Work to complete
Report how many lines contain "this"; state the number and nothing else.

Records shown

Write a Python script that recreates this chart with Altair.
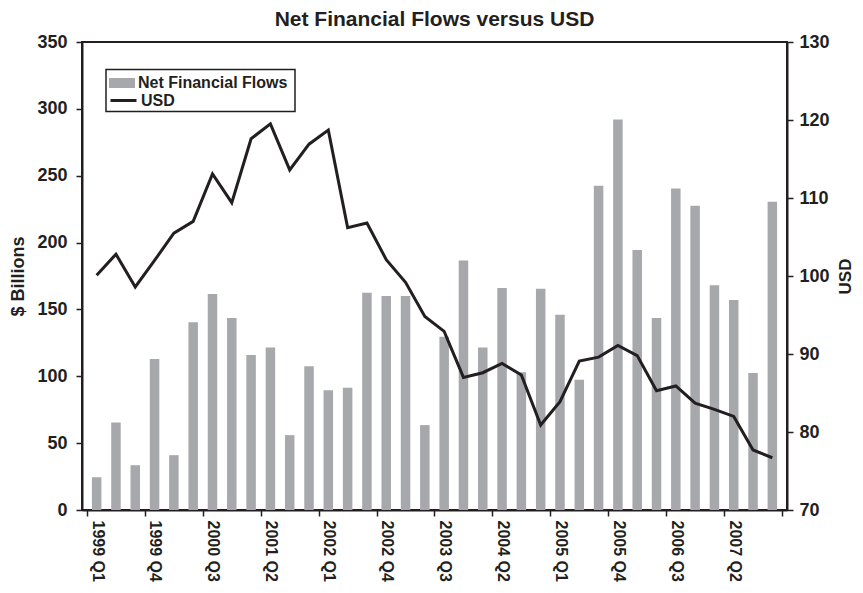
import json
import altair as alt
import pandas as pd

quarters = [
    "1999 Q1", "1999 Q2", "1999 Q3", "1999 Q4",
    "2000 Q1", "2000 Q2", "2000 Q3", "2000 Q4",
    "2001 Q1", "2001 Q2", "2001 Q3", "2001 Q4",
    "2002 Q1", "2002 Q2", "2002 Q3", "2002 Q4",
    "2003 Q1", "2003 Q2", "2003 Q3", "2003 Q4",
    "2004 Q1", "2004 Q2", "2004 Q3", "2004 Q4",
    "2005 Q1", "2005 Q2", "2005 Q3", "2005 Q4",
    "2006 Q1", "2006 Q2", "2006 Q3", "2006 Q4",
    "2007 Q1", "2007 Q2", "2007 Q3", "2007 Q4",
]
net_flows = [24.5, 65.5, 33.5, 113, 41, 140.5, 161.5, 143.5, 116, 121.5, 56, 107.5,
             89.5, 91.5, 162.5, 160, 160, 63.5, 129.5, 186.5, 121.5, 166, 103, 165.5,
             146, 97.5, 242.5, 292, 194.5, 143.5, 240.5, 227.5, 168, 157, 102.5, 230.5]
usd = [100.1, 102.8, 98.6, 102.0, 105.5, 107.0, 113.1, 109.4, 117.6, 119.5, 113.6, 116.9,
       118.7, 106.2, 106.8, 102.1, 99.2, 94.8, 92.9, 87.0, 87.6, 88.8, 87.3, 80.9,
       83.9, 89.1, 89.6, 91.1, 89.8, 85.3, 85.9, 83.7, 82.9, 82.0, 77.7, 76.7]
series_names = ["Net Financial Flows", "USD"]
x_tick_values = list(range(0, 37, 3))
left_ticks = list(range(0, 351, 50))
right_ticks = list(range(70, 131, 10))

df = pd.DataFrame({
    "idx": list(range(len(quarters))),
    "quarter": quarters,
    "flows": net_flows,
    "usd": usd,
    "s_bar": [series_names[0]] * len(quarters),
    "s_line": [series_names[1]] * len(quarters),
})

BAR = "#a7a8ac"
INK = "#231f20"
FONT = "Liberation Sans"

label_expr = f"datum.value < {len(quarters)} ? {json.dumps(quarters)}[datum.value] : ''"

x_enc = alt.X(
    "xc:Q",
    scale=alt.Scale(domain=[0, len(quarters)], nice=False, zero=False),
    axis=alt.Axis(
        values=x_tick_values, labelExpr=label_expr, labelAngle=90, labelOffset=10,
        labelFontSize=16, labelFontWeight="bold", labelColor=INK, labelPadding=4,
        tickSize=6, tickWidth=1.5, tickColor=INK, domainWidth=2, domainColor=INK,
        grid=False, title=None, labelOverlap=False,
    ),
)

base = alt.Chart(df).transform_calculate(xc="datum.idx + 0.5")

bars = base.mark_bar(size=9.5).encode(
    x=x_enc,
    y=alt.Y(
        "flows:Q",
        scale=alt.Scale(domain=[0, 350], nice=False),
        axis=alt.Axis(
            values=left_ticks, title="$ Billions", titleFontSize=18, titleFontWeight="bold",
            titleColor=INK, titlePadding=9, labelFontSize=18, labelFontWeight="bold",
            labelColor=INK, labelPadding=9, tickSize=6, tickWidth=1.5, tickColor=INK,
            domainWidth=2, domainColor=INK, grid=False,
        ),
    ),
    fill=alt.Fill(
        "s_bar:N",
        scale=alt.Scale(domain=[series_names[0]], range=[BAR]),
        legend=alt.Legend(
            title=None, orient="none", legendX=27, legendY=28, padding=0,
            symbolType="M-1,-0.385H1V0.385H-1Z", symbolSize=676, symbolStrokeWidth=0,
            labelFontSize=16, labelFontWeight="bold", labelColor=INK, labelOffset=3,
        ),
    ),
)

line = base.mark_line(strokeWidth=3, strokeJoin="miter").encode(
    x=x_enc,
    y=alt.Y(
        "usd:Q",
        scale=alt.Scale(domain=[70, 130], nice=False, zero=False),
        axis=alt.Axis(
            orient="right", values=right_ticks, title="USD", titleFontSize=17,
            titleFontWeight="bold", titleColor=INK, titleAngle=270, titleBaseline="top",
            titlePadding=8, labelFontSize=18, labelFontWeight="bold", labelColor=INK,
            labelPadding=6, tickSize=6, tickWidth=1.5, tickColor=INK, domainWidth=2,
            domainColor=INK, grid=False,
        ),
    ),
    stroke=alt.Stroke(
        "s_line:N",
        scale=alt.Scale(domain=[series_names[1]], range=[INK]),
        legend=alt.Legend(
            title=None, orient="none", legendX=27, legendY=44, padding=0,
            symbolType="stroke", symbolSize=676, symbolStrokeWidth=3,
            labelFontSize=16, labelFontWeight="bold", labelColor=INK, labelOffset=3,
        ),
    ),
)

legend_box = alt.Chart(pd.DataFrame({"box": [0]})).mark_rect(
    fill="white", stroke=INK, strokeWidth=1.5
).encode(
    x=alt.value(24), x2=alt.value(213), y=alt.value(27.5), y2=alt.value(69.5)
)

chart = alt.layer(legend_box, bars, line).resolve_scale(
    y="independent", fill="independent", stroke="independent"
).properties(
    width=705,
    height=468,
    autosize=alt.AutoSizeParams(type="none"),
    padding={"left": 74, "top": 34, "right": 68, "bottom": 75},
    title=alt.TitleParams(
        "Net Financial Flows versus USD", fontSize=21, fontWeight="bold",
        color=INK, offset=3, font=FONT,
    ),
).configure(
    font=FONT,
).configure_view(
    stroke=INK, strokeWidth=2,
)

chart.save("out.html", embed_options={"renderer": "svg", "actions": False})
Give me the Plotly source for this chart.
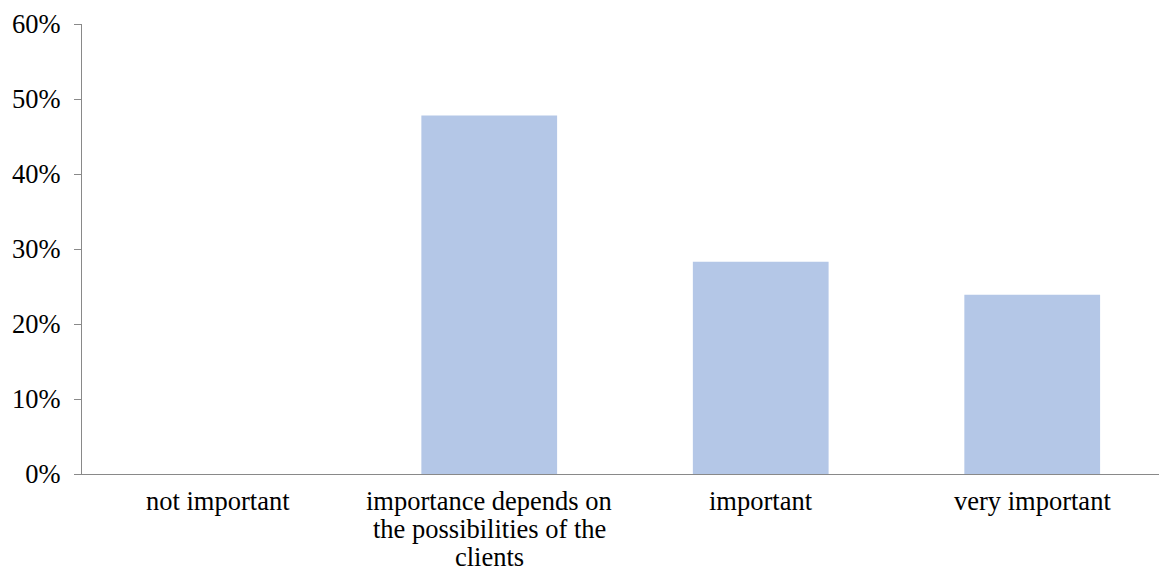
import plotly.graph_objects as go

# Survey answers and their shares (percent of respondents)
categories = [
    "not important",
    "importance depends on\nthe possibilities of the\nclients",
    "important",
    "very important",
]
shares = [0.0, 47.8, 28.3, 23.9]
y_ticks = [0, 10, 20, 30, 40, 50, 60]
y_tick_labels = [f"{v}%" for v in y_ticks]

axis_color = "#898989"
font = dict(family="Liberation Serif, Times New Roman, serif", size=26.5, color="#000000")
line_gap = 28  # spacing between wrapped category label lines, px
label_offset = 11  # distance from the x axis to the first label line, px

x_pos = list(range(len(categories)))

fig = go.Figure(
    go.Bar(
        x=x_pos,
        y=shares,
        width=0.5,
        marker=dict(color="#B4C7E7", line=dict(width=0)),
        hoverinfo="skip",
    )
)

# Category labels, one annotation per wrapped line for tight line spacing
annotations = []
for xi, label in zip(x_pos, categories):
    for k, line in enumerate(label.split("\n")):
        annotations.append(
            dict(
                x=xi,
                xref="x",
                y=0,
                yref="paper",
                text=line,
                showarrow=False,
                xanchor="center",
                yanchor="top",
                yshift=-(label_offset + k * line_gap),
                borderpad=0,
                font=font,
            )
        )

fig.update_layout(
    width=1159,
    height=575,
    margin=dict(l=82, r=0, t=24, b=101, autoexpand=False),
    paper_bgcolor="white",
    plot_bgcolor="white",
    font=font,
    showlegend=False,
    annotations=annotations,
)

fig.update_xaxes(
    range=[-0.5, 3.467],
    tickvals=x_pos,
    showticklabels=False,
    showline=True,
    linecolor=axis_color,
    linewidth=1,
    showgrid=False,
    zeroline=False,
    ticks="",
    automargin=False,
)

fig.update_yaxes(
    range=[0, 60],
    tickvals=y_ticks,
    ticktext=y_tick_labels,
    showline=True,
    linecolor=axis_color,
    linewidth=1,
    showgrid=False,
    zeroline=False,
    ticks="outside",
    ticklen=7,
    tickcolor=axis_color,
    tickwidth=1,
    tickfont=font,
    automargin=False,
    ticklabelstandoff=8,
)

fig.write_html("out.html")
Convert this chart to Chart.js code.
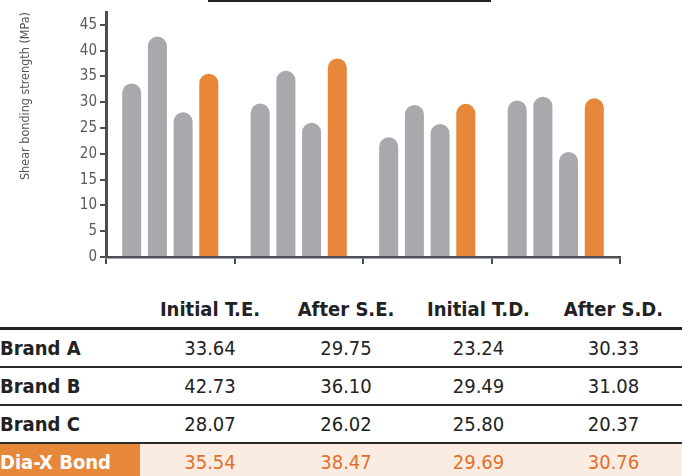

Output of the task
3